Когда Куприн умолк, грустно уставившись на пустую рюмку, Регинин восхищённо воскликнул:
— Писать вам надо, Александр Иванович! Вас недаром так любит читатель и ждёт именно от вас нового слова.
— Писать? О чём? — медленно сказал Куприн. — Сейчас все живут войной. Но на фронте мне не пришлось побывать. То не случалось оказии, то не было свободного автомобиля. Да всё равно из мимолётных картин, из беглых расспросов, из отрывочных рассказов ведь никак не уловишь даже и тени того великого, страшного и простого, что совершается на войне.
— А ваши давние замыслы?
— Их очень много. И, видно, поэтому всё движется вперёд черепашьим шагом. То начинаю отделывать давно задуманную повесть из жизни монашеской братии «Жёлтый монастырь», то пишу продолжение старой повести «На переломе» «Юнкера» о моей юнкерской жизни с её парадной и внутренней стороной, с тихой радостью первой любви и встреч на танцевальных вечерах со своими симпатиями. Но сам пойми, как можно стройно и спокойно отдаваться художественному творчеству, когда гремят страшные раскаты мировой войны!..
Провожая Регинина до вокзального павильона тихой и обезлюдевшей Гатчиной, густыми берёзовыми аллеями, садами сирени, буйствовавшей за палисадниками, Куприн, волнуясь, говорил:
— Ведь кончится же когда-нибудь эта страшная война, размеров и ужасов которой не могло предвидеть самое жаркое человеческое воображение. Но даже в случае победы — а мы хотим, можем и должны победить! — всё-таки Россия, вынесшая разрушительное бремя, долгое время будет походить на муравейник, по которому прошли тяжёлые колеса телеги. Тогда потребуется многолетнее всеобщее, упорное и напряжённое строительство. Понадобится твёрдая вера в собственные силы, чтобы не пасть духом и не опустить руки. Нельзя не верить стране! Или мы платонически, точно из театрального зала, точно «понарошку», умилялись терпению, уму, безграничной стойкости русского солдата, восхищались русским рабочим?..

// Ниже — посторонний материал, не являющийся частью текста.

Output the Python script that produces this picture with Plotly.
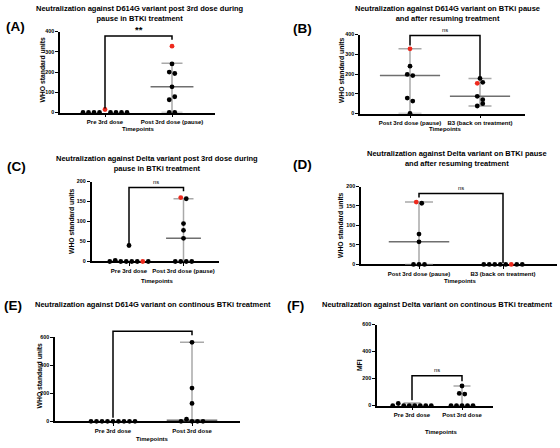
import plotly.graph_objects as go

W, H = 560, 448
FONT = "Liberation Sans"
RED = "#ee2a1e"

# ---------------- data ----------------
A_categories = ["Pre 3rd dose", "Post 3rd dose (pause)"]
A_pre_values = [0, 0, 0, 0, 15, 0, 0, 0, 0]
A_pre_red = [0, 0, 0, 0, 1, 0, 0, 0, 0]
A_post_values = [328, 240, 200, 193, 127, 63, 78, 0, 0]
A_post_red = [1, 0, 0, 0, 0, 0, 0, 0, 0]
A_median = [0, 127]
A_low = [0, 0]
A_high = [0, 243]
A_yticks = [0, 100, 200, 300, 400]
A_bracket = [20, 378, 360]  # left end, top, right end
A_sig = "**"

B_categories = ["Post 3rd dose (pause)", "B3 (back on treatment)"]
B_g1_values = [328, 240, 198, 192, 78, 63, 0]
B_g1_red = [1, 0, 0, 0, 0, 0, 0]
B_g2_values = [178, 153, 158, 87, 70, 38, 50]
B_g2_red = [0, 1, 0, 0, 0, 0, 0]
B_median = [192, 87]
B_low = [0, 38]
B_high = [328, 178]
B_yticks = [0, 100, 200, 300, 400]
B_bracket = [345, 395, 185]
B_sig = "ns"

C_categories = ["Pre 3rd dose", "Post 3rd dose (pause)"]
C_pre_values = [40, 0, 3, 0, 0, 0, 0, 0, 0]
C_pre_red = [0, 0, 0, 0, 0, 0, 0, 1, 0]
C_post_values = [160, 157, 95, 78, 58, 0, 0, 0, 0]
C_post_red = [1, 0, 0, 0, 0, 0, 0, 0, 0]
C_median = [0, 58]
C_low = [0, 0]
C_high = [0, 157]
C_yticks = [0, 50, 100, 150, 200]
C_bracket = [42, 185, 176]
C_sig = "ns"

D_categories = ["Post 3rd dose (pause)", "B3 (back on treatment)"]
D_g1_values = [160, 157, 78, 58, 0, 0, 0]
D_g1_red = [1, 0, 0, 0, 0, 0, 0]
D_g2_values = [0, 0, 0, 0, 0, 0, 0, 0]
D_g2_red = [0, 0, 0, 0, 0, 1, 0, 0]
D_median = [58, 0]
D_low = [0, 0]
D_high = [160, 0]
D_yticks = [0, 50, 100, 150, 200]
D_bracket = [172, 182, 4]
D_sig = "ns"

E_categories = ["Pre 3rd dose", "Post 3rd dose"]
E_pre_values = [0, 0, 0, 0, 0, 0, 0, 0, 0]
E_pre_red = [0, 0, 0, 0, 0, 0, 0, 0, 0]
E_post_values = [565, 238, 128, 0, 15, 0, 0, 0]
E_post_red = [0, 0, 0, 0, 0, 0, 0, 0]
E_median = [0, 8]
E_low = [0, 0]
E_high = [0, 565]
E_yticks = [0, 200, 400, 600]
E_bracket = [25, 644, 616]
E_sig = "ns"

F_categories = ["Pre 3rd dose", "Post 3rd dose"]
F_pre_values = [0, 15, 0, 0, 0, 0, 0, 0]
F_pre_red = [0, 0, 0, 0, 0, 0, 0, 0]
F_post_values = [145, 90, 85, 0, 0, 0, 0, 0]
F_post_red = [0, 0, 0, 0, 0, 0, 0, 0]
F_median = [0, 0]
F_low = [0, 0]
F_high = [18, 145]
F_yticks = [0, 200, 400, 600]
F_bracket = [40, 220, 180]
F_sig = "ns"

# ---------------- layout geometry (pixels) ----------------
panels = [
    dict(letter="(A)", cats=A_categories, groups=[(A_pre_values, A_pre_red), (A_post_values, A_post_red)],
         med=A_median, lo=A_low, hi=A_high, yt=A_yticks, br=A_bracket, sig=A_sig,
         ax=60, xend=215, c0=105, c1=172, y0=111, ytop=29,
         title="Neutralization against D614G variant post 3rd dose during<br>pause in BTKi treatment",
         tpos=(140, 10.5), lpos=(15, 24), ytitle="WHO standard units", ytpos=(42.5, 68), xtpos=(138, 128),
         mw=0.32, cap=10.5),
    dict(letter="(B)", cats=B_categories, groups=[(B_g1_values, B_g1_red), (B_g2_values, B_g2_red)],
         med=B_median, lo=B_low, hi=B_high, yt=B_yticks, br=B_bracket, sig=B_sig,
         ax=360, xend=525, c0=410, c1=480, y0=112, ytop=32,
         title="Neutralization against D614G variant on BTKi pause<br>and after resuming treatment",
         tpos=(447, 11), lpos=(302, 26), ytitle="WHO standard units", ytpos=(341, 68), xtpos=(446, 128),
         mw=0.43, cap=11.5),
    dict(letter="(C)", cats=C_categories, groups=[(C_pre_values, C_pre_red), (C_post_values, C_post_red)],
         med=C_median, lo=C_low, hi=C_high, yt=C_yticks, br=C_bracket, sig=C_sig,
         ax=91.5, xend=219, c0=129, c1=183.5, y0=262, ytop=181,
         title="Neutralization against Delta variant post 3rd dose during<br>pause in BTKi treatment",
         tpos=(157, 163), lpos=(16, 166), ytitle="WHO standard units", ytpos=(71, 221), xtpos=(157, 282),
         mw=0.32, cap=10),
    dict(letter="(D)", cats=D_categories, groups=[(D_g1_values, D_g1_red), (D_g2_values, D_g2_red)],
         med=D_median, lo=D_low, hi=D_high, yt=D_yticks, br=D_bracket, sig=D_sig,
         ax=361, xend=557, c0=419, c1=503, y0=265, ytop=186,
         title="Neutralization against Delta variant on BTKi pause<br>and after resuming treatment",
         tpos=(457, 158), lpos=(302, 164), ytitle="WHO standard units", ytpos=(341, 225), xtpos=(460, 282),
         mw=0.36, cap=14),
    dict(letter="(E)", cats=E_categories, groups=[(E_pre_values, E_pre_red), (E_post_values, E_post_red)],
         med=E_median, lo=E_low, hi=E_high, yt=E_yticks, br=E_bracket, sig=E_sig,
         ax=55, xend=240, c0=113, c1=192, y0=424, ytop=339,
         title="Neutralization against D614G variant on continous BTKi treatment",
         tpos=(153, 306), lpos=(13, 307), ytitle="WHO standard units", ytpos=(39.5, 378), xtpos=(153, 442),
         mw=0.32, cap=12),
    dict(letter="(F)", cats=F_categories, groups=[(F_pre_values, F_pre_red), (F_post_values, F_post_red)],
         med=F_median, lo=F_low, hi=F_high, yt=F_yticks, br=F_bracket, sig=F_sig,
         ax=377, xend=493, c0=412, c1=462, y0=408, ytop=326,
         title="Neutralization against Delta variant on continous BTKi treatment",
         tpos=(437, 306), lpos=(295, 307), ytitle="MFI", ytpos=(359, 367), xtpos=(441, 435),
         mw=0.32, cap=8.5),
]


def swarm(values, px_x, px_y, spacing=5.5, thr=3.5):
    n = len(values)
    order = sorted(range(n), key=lambda i: -values[i])
    rows = []
    for i in order:
        if rows and abs(values[rows[-1][-1]] - values[i]) * px_y < thr:
            rows[-1].append(i)
        else:
            rows.append([i])
    offs = [0.0] * n
    for r in rows:
        r = sorted(r)
        k = len(r)
        for j, i in enumerate(r):
            offs[i] = (j - (k - 1) / 2) * spacing / px_x
    return offs


fig = go.Figure()
annotations = []
shapes = []


def px2paper(x, y):
    return x / W, 1 - y / H


for k, p in enumerate(panels):
    n = "" if k == 0 else str(k + 1)
    xa, ya = "x" + n, "y" + n
    s = p["c1"] - p["c0"]
    xr = [-(p["c0"] - p["ax"]) / s, 1 + (p["xend"] - p["c1"]) / s]
    ymax = p["yt"][-1]
    px_y = (p["y0"] - p["ytop"]) / ymax

    lay_x = dict(domain=[p["ax"] / W, p["xend"] / W], range=xr, anchor=ya,
                 showline=True, linecolor="black", linewidth=1.5, layer="below traces",
                 tickmode="array", tickvals=[0, 1], ticktext=p["cats"],
                 ticks="outside", ticklen=3, tickwidth=1.3, tickcolor="black",
                 tickfont=dict(family=FONT, size=6.0, color="black", weight="bold"),
                 showgrid=False, zeroline=False, fixedrange=True)
    lay_y = dict(domain=[1 - p["y0"] / H, 1 - p["ytop"] / H], range=[0, ymax], anchor=xa,
                 showline=True, linecolor="black", linewidth=1.5, layer="below traces",
                 tickmode="array", tickvals=p["yt"], ticks="outside", ticklen=3, tickwidth=1.3,
                 tickcolor="black", tickfont=dict(family=FONT, size=5.3, color="black", weight="bold"),
                 showgrid=False, zeroline=False, fixedrange=True)
    fig.update_layout(**{"xaxis" + n: lay_x, "yaxis" + n: lay_y})

    # median / range bars
    for g in range(2):
        if p["hi"][g] > p["lo"][g]:
            fig.add_trace(go.Scatter(
                x=[g], y=[p["med"][g]], mode="markers", xaxis=xa, yaxis=ya,
                marker=dict(size=1, opacity=0), showlegend=False, hoverinfo="skip",
                error_y=dict(type="data", symmetric=False,
                             array=[p["hi"][g] - p["med"][g]],
                             arrayminus=[p["med"][g] - p["lo"][g]],
                             width=p["cap"], thickness=1.5, color="#a9a9a9")))
        if p["med"][g] > 0:
            fig.add_trace(go.Scatter(
                x=[g - p["mw"], g + p["mw"]], y=[p["med"][g]] * 2, mode="lines",
                xaxis=xa, yaxis=ya, line=dict(color="#6f6f6f", width=1.5),
                showlegend=False, hoverinfo="skip"))

    # points
    for g, (vals, red) in enumerate(p["groups"]):
        offs = swarm(vals, s, px_y)
        bx = [g + o for o, r in zip(offs, red) if not r]
        by = [v for v, r in zip(vals, red) if not r]
        rx = [g + o for o, r in zip(offs, red) if r]
        ry = [v for v, r in zip(vals, red) if r]
        fig.add_trace(go.Scatter(x=bx, y=by, mode="markers", xaxis=xa, yaxis=ya, cliponaxis=False,
                                 marker=dict(size=4.8, color="black"), showlegend=False))
        if rx:
            fig.add_trace(go.Scatter(x=rx, y=ry, mode="markers", xaxis=xa, yaxis=ya, cliponaxis=False,
                                     marker=dict(size=4.8, color=RED), showlegend=False))

    # significance bracket
    yl, yt, yr = (v / ymax for v in p["br"])
    shapes.append(dict(type="path", xref=xa, yref=ya + " domain",
                       path=f"M 0,{yl} L 0,{yt} L 1,{yt} L 1,{yr}",
                       line=dict(color="black", width=1.5)))
    sig_bold = p["sig"] == "**"
    annotations.append(dict(xref=xa, yref=ya, x=0.5, y=p["br"][1], yanchor="bottom", yshift=-1 if sig_bold else 1,
                            text=("<b>%s</b>" % p["sig"]) if sig_bold else p["sig"], showarrow=False,
                            font=dict(family=FONT, size=9.5 if sig_bold else 5.8, color="black")))

    # texts
    tx, ty = px2paper(*p["tpos"])
    annotations.append(dict(xref="paper", yref="paper", x=tx, y=ty, text="<b>%s</b>" % p["title"],
                            showarrow=False, xanchor="center", yanchor="middle",
                            font=dict(family=FONT, size=7.5, color="black")))
    lx, ly = px2paper(*p["lpos"])
    annotations.append(dict(xref="paper", yref="paper", x=lx, y=ly, text="<b>%s</b>" % p["letter"],
                            showarrow=False, xanchor="center", yanchor="middle",
                            font=dict(family=FONT, size=13.5, color="black")))
    yx, yy = px2paper(*p["ytpos"])
    annotations.append(dict(xref="paper", yref="paper", x=yx, y=yy, text="<b>%s</b>" % p["ytitle"],
                            showarrow=False, xanchor="center", yanchor="middle", textangle=-90,
                            font=dict(family=FONT, size=6.8, color="black")))
    xx, xy = px2paper(*p["xtpos"])
    annotations.append(dict(xref="paper", yref="paper", x=xx, y=xy, text="<b>Timepoints</b>",
                            showarrow=False, xanchor="center", yanchor="middle",
                            font=dict(family=FONT, size=6.0, color="black")))

fig.update_layout(width=W, height=H, margin=dict(l=0, r=0, t=0, b=0),
                  paper_bgcolor="white", plot_bgcolor="white", showlegend=False,
                  annotations=annotations, shapes=shapes)

fig.write_html("out.html", config={"displayModeBar": False},
               post_script="document.body.style.margin='0px';document.body.style.overflow='hidden';")
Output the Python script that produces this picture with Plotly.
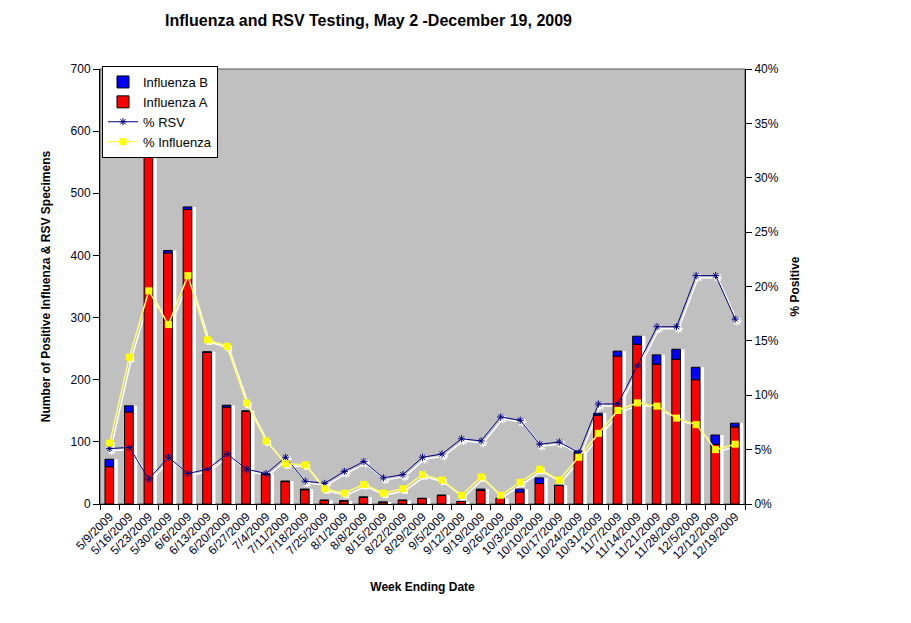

Он приостановился, поднял голову к бездонному беспокойному небу, в глубинах которого тихим комариным звоном напомнил о себе русский военный аэроплан.
— Как сладко мечтать о временах, — сказал Куприн, не отрывая взгляда от летящего аппарата, — когда грамотная, свободная, трезвая и по-человечески сытая Россия покроется сетью железных дорог, когда выйдут из недр земных неисчислимые природные богатства, когда наполнятся до краёв Волга и Днепр, обводнятся сухие равнины, облесятся песчаные пустыри, утучнится тощая почва! Когда великая страна займёт со спокойным достоинством то настоящее место на земном шаре, которое ей по силе и по духу подобает!..
7
Центр столицы, её самые респектабельные улицы и площади были запружены бесконечными толпами. На Невском, Литейном, Марсовом поле знамёна, оркестры, крики, речи, смех, слёзы радости. Роту солдат, побывавших в боях и увешанных крестами, встречают восторженными возгласами, вверх летят шапки, кто-то за неимением другого запускает калошу. Новый взрыв восторга: в толпе узнают старых народовольцев, политкаторжан, вышедших с огромными красными бантами: Брешко-Брешковскую, Засулич, Морозова… Река хоругвей, расплываясь алыми пятнами, теряется в перспективе прямых петербургских улиц, кажется, смывая и унося за ненадобностью прочь бронзовых государей — Петра Великого, Екатерину Вторую, Николая Первого, Александра Третьего…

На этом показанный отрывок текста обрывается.